Unfortunately, the CIA and the FBI have found al-Qaeda a hard target to infiltrate. Worse, as Secretary of Defense Donald Rumsfeld mused in an internal Pentagon memo, radicals who hate America are being turned out faster than we can arrest or kill them. Whatever we do to the original members of al-Qaeda, a new generation of terrorists similar to them is growing. So, in addition to placing more cameras on our subway platforms, maybe we should be asking why the terrorists hate us. If we do not focus on the reasons for terrorism as well as the terrorists, the body searches we accept at airports may be only the beginning of life in the new fortress America.

The bold text explains why simply ignoring the question is folly.

2 thoughts on “Time to renew an old question?”

  1. Edward wrote (quoting Richard A Clarke):

    Worse, as Secretary of Defense Donald Rumsfeld mused in an internal Pentagon memo, radicals who hate America are being turned out faster than we can arrest or kill them.

    Actually, that is not what Rumsfeld wrote:

    Today, we lack metrics to know if we are winning or losing the global war on terror. Are we capturing, killing or deterring and dissuading more terrorists every day than the madrassas and the radical clerics are recruiting, training and deploying against us?

    Claims such as “radicals who hate America are being turned out faster than we can arrest or kill them” are not supported by any actual facts as the SecDef pointed out, we don’t have any metrics to know this one way or the other. Clarke is mischaracterizing Rumsfeld’s memo in trying to change a question he wanted his staffers to address at a meeting into an expression of what Rumsfeld’s opinion was.

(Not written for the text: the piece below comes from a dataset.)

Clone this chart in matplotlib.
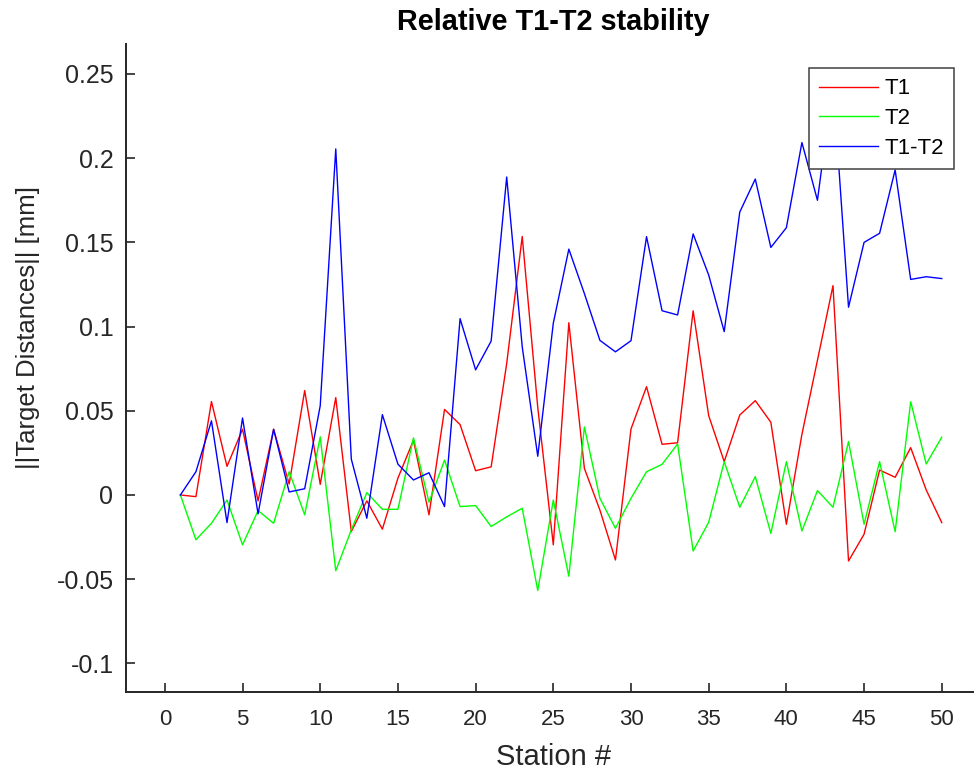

  2. Thorley makes a good observation about Clarke’s conclusions from the Rumsfeld Memo. Rumsfeld does not answer his own question.
    At best it stands as an open question. Even if the answer is no, however, does that argue against Clarke’s conclusion that “maybe we should be asking why the terrorists hate us.”
    I know I didn’t give a damn why they hated us in the days and months after 9/11…I simply wanted them dead…but if the answer to Rumsfeld’s question is Yes…the current approach seems doomed to fail.